Dear Iris,

I’ve just returned from a wonderful month of holidays. I lived slowly and spontaneously, paying close attention to the people and the world around me. Now I dread returning to my everyday life, which is lived by to-do lists. It seems less of a good life. It seems less true too; it seems we fool ourselves when we treat life and ourselves as if they submit to planning, to management, to our wills essentially. Yet I wouldn’t be able to fulfil my responsibilities and still thrive without to-do lists and the like. Dear Iris, I know receptivity and attention are important to you and also that you lead a productive life. Enlighten me: can receptivity and productivity be reconciled, or only lived in turns?

all the best to you,


Philosopher's reply

13 January 2020

Dear Annemarie

Thank you for your message. Like you, I am know returning from a few weeks holiday. You asked me about how two ways of living, or being minded, might relate to eachother: one is the expression of our planning or means-end rationality; the other is what you (&Iris) speak of as ‘loving attention’. I take the latter to be a kind of rationality, too – but that’s a bigger and more controversial question I’ll leave aside here. Your question is more practical: whether the two kinds of mindedness can only take turns with each other, or whether they can be fully integrated. I am inclined to think that they can only take turns, but also that we can strive towards greater integration. Perhaps Kant can help here, when he formulated the basic moral principle as a command never to treat persons as mere means (to our own ends). We are the means to one another’s ends all the time; but even in those moments we can try harder & harder to really get it that here is another person, not a thing. Iris endorses this from Kant, stressing that this understanding comes in degrees.
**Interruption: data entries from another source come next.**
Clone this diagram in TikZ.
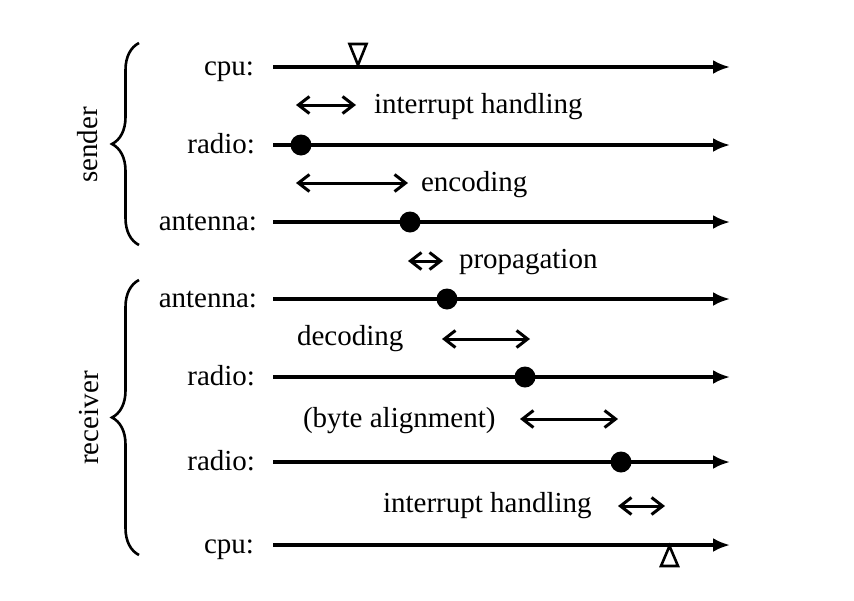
\documentclass[tikz,border=0pt]{standalone}
\usepackage{fontspec}
\setmainfont{Liberation Serif}
\usetikzlibrary{arrows.meta,decorations.pathreplacing}
\begin{document}
\begin{tikzpicture}[x=1pt,y=-1pt,
  every node/.style={inner sep=0pt,outer sep=0pt,font=\fontsize{29}{34}\selectfont},
  timeline/.style={line width=3.3pt,-{Latex[length=17pt,width=14pt]}},
  span/.style={line width=3pt,{Straight Barb[length=11pt,width=17pt]}-{Straight Barb[length=11pt,width=17pt]}},
  event/.style={circle,fill=black,minimum size=21pt},
  trimark/.style={draw=black,line width=2.6pt,fill=white,line join=miter},
  lbl/.style={anchor=base east},
  txt/.style={anchor=base west},
  bracestyle/.style={decorate,decoration={brace,amplitude=27pt},line width=2.6pt}
]
\useasboundingbox (0,0) rectangle (854,600);
% timelines
\foreach \n/\y in {a/67,b/145,c/222,d/299,e/377,f/462,g/545}{
  \coordinate (s\n) at (273,\y);
  \coordinate (t\n) at (730,\y);
  \draw[timeline] (s\n) -- (t\n);
}
% labels
\node[lbl] (la) at (254,75) {cpu:};
\node[lbl] (lb) at (255,153) {radio:};
\node[lbl] (lc) at (257,230) {antenna:};
\node[lbl] (ld) at (257,307) {antenna:};
\node[lbl] (le) at (255,385) {radio:};
\node[lbl] (lf) at (255,470) {radio:};
\node[lbl] (lg) at (254,553) {cpu:};
% braces
\coordinate (sb1) at (139,245); \coordinate (sb2) at (139,43);
\draw[bracestyle] (sb1) -- (sb2);
\coordinate (rb1) at (139,555); \coordinate (rb2) at (139,280);
\draw[bracestyle] (rb1) -- (rb2);
\node[rotate=90,anchor=base] (sender) at (97,145) {sender};
\node[rotate=90,anchor=base] (receiver) at (98,418) {receiver};
% events
\node[event] (db) at (301,145) {};
\node[event] (dc) at (410,222) {};
\node[event] (dd) at (447,299) {};
\node[event] (de) at (525,377) {};
\node[event] (df) at (621,462) {};
% triangles
\draw[trimark] (349.5,44) -- (366.5,44) -- (358,65) -- cycle;
\draw[trimark] (661,566) -- (678,566) -- (669.5,546) -- cycle;
% spans
\coordinate (p1a) at (296,105); \coordinate (p1b) at (356,105);
\draw[span] (p1a) -- (p1b);
\node[txt] (n1) at (374,113) {interrupt handling};
\coordinate (p2a) at (296,183); \coordinate (p2b) at (408,183);
\draw[span] (p2a) -- (p2b);
\node[txt] (n2) at (421,191) {encoding};
\coordinate (p3a) at (408,261); \coordinate (p3b) at (443,261);
\draw[span] (p3a) -- (p3b);
\node[txt] (n3) at (459,268) {propagation};
\coordinate (p4a) at (442,339); \coordinate (p4b) at (530,339);
\draw[span] (p4a) -- (p4b);
\node[txt] (n4) at (297,345) {decoding};
\coordinate (p5a) at (520,419); \coordinate (p5b) at (618,419);
\draw[span] (p5a) -- (p5b);
\node[txt] (n5) at (303,427) {(byte alignment)};
\coordinate (p6a) at (618,506); \coordinate (p6b) at (665,506);
\draw[span] (p6a) -- (p6b);
\node[txt] (n6) at (383,512) {interrupt handling};
\end{tikzpicture}
\end{document}
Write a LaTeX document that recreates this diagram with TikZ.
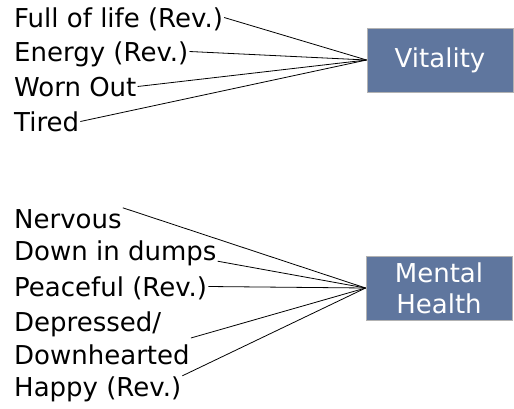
\documentclass[tikz,border=0pt]{standalone}
\usepackage{fontspec}
\setmainfont{DejaVu Sans}
\usepackage{tikz}
\usetikzlibrary{positioning}

\definecolor{boxblue}{RGB}{95,118,158}

\begin{document}
\begin{tikzpicture}[
  x=1pt, y=-1pt,
  font=\fontsize{26}{33}\selectfont,
  item/.style={anchor=base west, inner sep=1pt, text height=19pt, text depth=0pt},
  itemtwo/.style={anchor=west, inner sep=1pt, align=left},
  factor/.style={fill=boxblue, draw=black!30, line width=0.8pt, text=white,
                 minimum width=146pt, minimum height=64pt, align=center, inner sep=0pt},
  link/.style={line width=0.8pt, draw=black},
]
\useasboundingbox (0,0) rectangle (514,408);
% ---------------- Vitality ----------------
\node[factor] (vit) at (440,60) {Vitality};
\node[item] (full)  at (13,27)  {Full of life (Rev.)};
\node[item] (enrg)  at (13,61)  {Energy (Rev.)};
\node[item] (worn)  at (13,96)  {Worn Out};
\node[item] (tired) at (13,131) {Tired};
\draw[link] (full.east)  -- (vit.west);
\draw[link] (enrg.east)  -- (vit.west);
\draw[link] (worn.east)  -- (vit.west);
\draw[link] (tired.east) -- (vit.west);
% ---------------- Mental Health ----------------
\node[factor] (mh) at (439,288) {Mental\\[-2pt]Health};
\node[item] (nerv)  at (13,228) {Nervous};
\node[item] (down)  at (13,260) {Down in dumps};
\node[item] (peace) at (13,296) {Peaceful (Rev.)};
\node[itemtwo] (depr) at (13,338) {Depressed/\\Downhearted};
\node[item] (happy) at (13,396) {Happy (Rev.)};
\draw[link] (nerv.north east)  -- (mh.west);
\draw[link] (down.south east)  -- (mh.west);
\draw[link] (peace.east)       -- (mh.west);
\draw[link] (depr.east)        -- (mh.west);
\draw[link] (happy.north east) -- (mh.west);
\end{tikzpicture}
\end{document}
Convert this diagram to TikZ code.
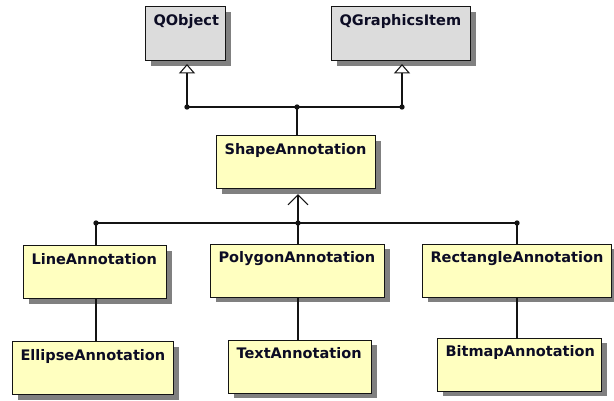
\documentclass[tikz,border=0pt]{standalone}
\usepackage{fontspec}
\newfontfamily\classfont{DejaVu Sans}
\usetikzlibrary{arrows.meta,shadows}

\definecolor{classyellow}{RGB}{255,255,192}
\definecolor{classgray}{RGB}{220,220,220}
\definecolor{shadowgray}{RGB}{128,128,128}
\definecolor{linecol}{RGB}{20,20,20}
\definecolor{textcol}{RGB}{12,12,36}

\tikzset{
  % class box: width and height given in pixel units, title at the top left
  classbox/.code 2 args={%
    \pgfmathsetmacro\cbw{(#1-16)*0.75}%
    \pgfmathsetmacro\cbd{(#2-16)*0.75-8}%
    \edef\cbtmp{\noexpand\tikzset{text width=\cbw pt,text depth=\cbd pt}}\cbtmp
    \tikzset{cbstyle}},
  cbstyle/.style={draw=linecol, line width=0.8pt, fill=classyellow,
    anchor=north west, inner xsep=6pt, inner ysep=6pt, text height=8pt,
    align=left, text=textcol,
    font=\classfont\bfseries\fontsize{10.9pt}{13pt}\selectfont,
    drop shadow={shadow xshift=3.75pt, shadow yshift=-3.75pt,
      fill=shadowgray, opacity=1}},
  qtclass/.style={fill=classgray},
  link/.style={draw=linecol, line width=0.8pt},
  realize/.style={link, -{Triangle[open, width=12pt, length=7pt, line width=0.8pt]}},
  inherit/.style={link, -{Straight Barb[width=15pt, length=7.5pt, line width=0.8pt]}},
  dot/.style={circle, fill=linecol, inner sep=0pt, minimum size=4pt}
}

\begin{document}
\begin{tikzpicture}[x=0.75pt, y=-0.75pt]
  \useasboundingbox (0,0) rectangle (614,400);

  % base classes
  \node[classbox={80}{54}, qtclass] (qobj) at (145,6) {QObject};
  \node[classbox={139}{54}, qtclass] (qgi) at (331,6) {QGraphicsItem};

  % common base
  \node[classbox={159}{53}] (shape) at (216,135) {ShapeAnnotation};

  % derived classes
  \node[classbox={143}{53}] (line) at (23,245) {LineAnnotation};
  \node[classbox={174}{53}] (poly) at (210,243.5) {PolygonAnnotation};
  \node[classbox={189}{53}] (rect) at (422,243.5) {RectangleAnnotation};
  \node[classbox={161}{53}] (ell) at (12,341) {EllipseAnnotation};
  \node[classbox={143}{53}] (txt) at (228,339.5) {TextAnnotation};
  \node[classbox={164}{53}] (bmp) at (437,337.5) {BitmapAnnotation};

  % junction points
  \coordinate (jqo) at (187,107);
  \coordinate (jmid) at (297,107);
  \coordinate (jqg) at (402,107);
  \coordinate (jl) at (96,223);
  \coordinate (jc) at (298,223);
  \coordinate (jr) at (517,223);
  \coordinate (tqo) at (187,64);
  \coordinate (tqg) at (402,64);
  \coordinate (tsh) at (298,194);

  % ShapeAnnotation -> QObject, QGraphicsItem
  \draw[link] (jqo) -- (jqg);
  \draw[link] (jmid) -- (jmid |- shape.north);
  \draw[realize] (jqo) -- (tqo);
  \draw[realize] (jqg) -- (tqg);

  % subclasses -> ShapeAnnotation
  \draw[link] (jl) -- (jr);
  \draw[inherit] (jc) -- (tsh);
  \draw[link] (jl) -- (jl |- line.north);
  \draw[link] (jc) -- (jc |- poly.north);
  \draw[link] (jr) -- (jr |- rect.north);

  % second level links
  \draw[link] (jl |- line.south) -- (jl |- ell.north);
  \draw[link] (jc |- poly.south) -- (jc |- txt.north);
  \draw[link] (jr |- rect.south) -- (jr |- bmp.north);

  % junction dots
  \foreach \j in {jqo,jmid,jqg,jl,jc,jr}
    \node[dot] at (\j) {};
\end{tikzpicture}
\end{document}
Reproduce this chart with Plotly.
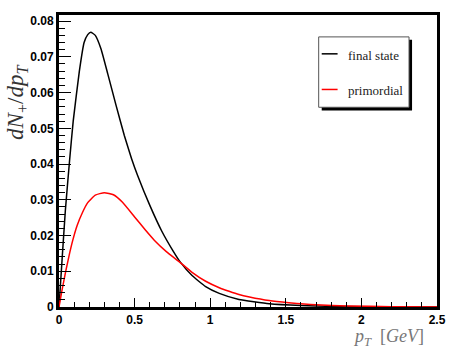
import plotly.graph_objects as go

# final state spectrum (black)
final_pt = [0, 0.02, 0.042, 0.07, 0.094, 0.134, 0.166, 0.19, 0.21, 0.24, 0.278, 0.322,
            0.377, 0.432, 0.48, 0.52, 0.6, 0.68, 0.75, 0.8, 0.88, 0.97, 1.06, 1.19, 1.39,
            1.6, 1.8, 2.0, 2.5]
final_dn = [0, 0.013, 0.027, 0.041, 0.052, 0.0658, 0.0740, 0.0762, 0.0769, 0.0760,
            0.0722, 0.0653, 0.0565, 0.0480, 0.0415, 0.0368, 0.0285, 0.0212, 0.0160,
            0.0127, 0.0088, 0.0057, 0.0038, 0.0021, 0.0009, 0.0004, 0.00017, 0.00007, 0]

# primordial spectrum (red)
prim_pt = [0, 0.02, 0.046, 0.07, 0.09, 0.12, 0.156, 0.19, 0.24, 0.3, 0.36, 0.42, 0.5,
           0.57, 0.63, 0.71, 0.8, 0.88, 0.97, 1.06, 1.125, 1.19, 1.26, 1.39, 1.52, 1.7,
           1.91, 2.2, 2.5]
prim_dn = [0, 0.0047, 0.0103, 0.0150, 0.0185, 0.0228, 0.0265, 0.0292, 0.0313, 0.0320,
           0.0314, 0.0293, 0.0252, 0.0216, 0.0187, 0.0155, 0.0125, 0.0097, 0.0072,
           0.0054, 0.0044, 0.0035, 0.0028, 0.0018, 0.0012, 0.0006, 0.0003, 0.0001, 0.00002]

legend_labels = ["final state", "primordial"]
colors = ["black", "#ff0000"]

fig = go.Figure()
fig.add_trace(go.Scatter(x=final_pt, y=final_dn, mode="lines", name=legend_labels[0],
                         line=dict(color=colors[0], width=1.5, shape="spline", smoothing=0.4),
                         showlegend=False))
fig.add_trace(go.Scatter(x=prim_pt, y=prim_dn, mode="lines", name=legend_labels[1],
                         line=dict(color=colors[1], width=1.5, shape="spline", smoothing=0.4),
                         showlegend=False))

tick_font = dict(family="Liberation Sans", size=12, color="black", weight="bold")

fig.update_xaxes(range=[0, 2.5], dtick=0.5, ticks="inside", ticklen=9, tickwidth=1,
                 tickcolor="black", showline=True, linewidth=3, linecolor="black",
                 mirror=True, showgrid=False, zeroline=False, tickfont=tick_font,
                 minor=dict(dtick=0.1, ticks="inside", ticklen=5, tickcolor="black"))
fig.update_yaxes(range=[0, 0.0817], dtick=0.01, ticks="inside", ticklen=12, tickwidth=1,
                 tickcolor="black", showline=True, linewidth=3, linecolor="black",
                 mirror=True, showgrid=False, zeroline=False, tickfont=tick_font,
                 minor=dict(dtick=0.002, ticks="inside", ticklen=6, tickcolor="black"))

# hand-made ROOT style legend box with shadow
fig.add_shape(type="rect", xref="paper", yref="paper", x0=0.695, x1=0.934, y0=0.673,
              y1=0.915, fillcolor="black", line=dict(width=0))
fig.add_shape(type="rect", xref="paper", yref="paper", x0=0.687, x1=0.926, y0=0.684,
              y1=0.925, fillcolor="white", line=dict(color="#555555", width=1))
for yy, col, lab in [(0.867, colors[0], legend_labels[0]), (0.745, colors[1], legend_labels[1])]:
    fig.add_shape(type="line", xref="paper", yref="paper", x0=0.695, x1=0.737, y0=yy, y1=yy,
                  line=dict(color=col, width=1.5))
    fig.add_annotation(x=0.758, y=yy - 0.004, xref="paper", yref="paper", text=lab,
                       showarrow=False, xanchor="left", yanchor="middle",
                       font=dict(family="Liberation Serif", size=13, color="#222222"))

# axis titles
fig.add_annotation(x=-0.113, y=0.70, xref="paper", yref="paper", textangle=-90,
                   text="<i>dN</i><sub>+</sub>/<i>dp</i><sub><i>T</i></sub>",
                   showarrow=False, xanchor="center", yanchor="middle",
                   font=dict(family="Liberation Serif", size=23, color="#333333"))
fig.add_annotation(x=0.972, y=-0.104, xref="paper", yref="paper",
                   text="<i>p</i><sub><i>T</i></sub>  [<i>GeV</i>]",
                   showarrow=False, xanchor="right", yanchor="middle",
                   font=dict(family="Liberation Serif", size=18, color="#777777"))

fig.update_layout(width=458, height=354, margin=dict(l=59, r=19, t=13, b=47),
                  paper_bgcolor="white", plot_bgcolor="white", showlegend=False)

# drop the browser's default body margin so the figure sits at the page corner
fig.write_html("out.html", config={"displayModeBar": False},
               post_script="document.body.style.margin='0';")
It’s something we ought to try to perfect, & probably the best opportunity for doing so is in our planning-minded lives.

Yours M. Merritt

Philosopher's profile

Melissa Merritt

University of New South Wales, Australia

The Sovereignty of Good is, quite simply, one of the best works in ethics in the 20th century. It is dense and rigorously argued, but also funny and inventive, with its jabs at the 'Kantian man-god' who is 'forever capable of "stepping back"'. Read closely, she is not actually dismissing Kant, but rather what Kantian ethics had become; suffice it to say, her criticisms remain apt.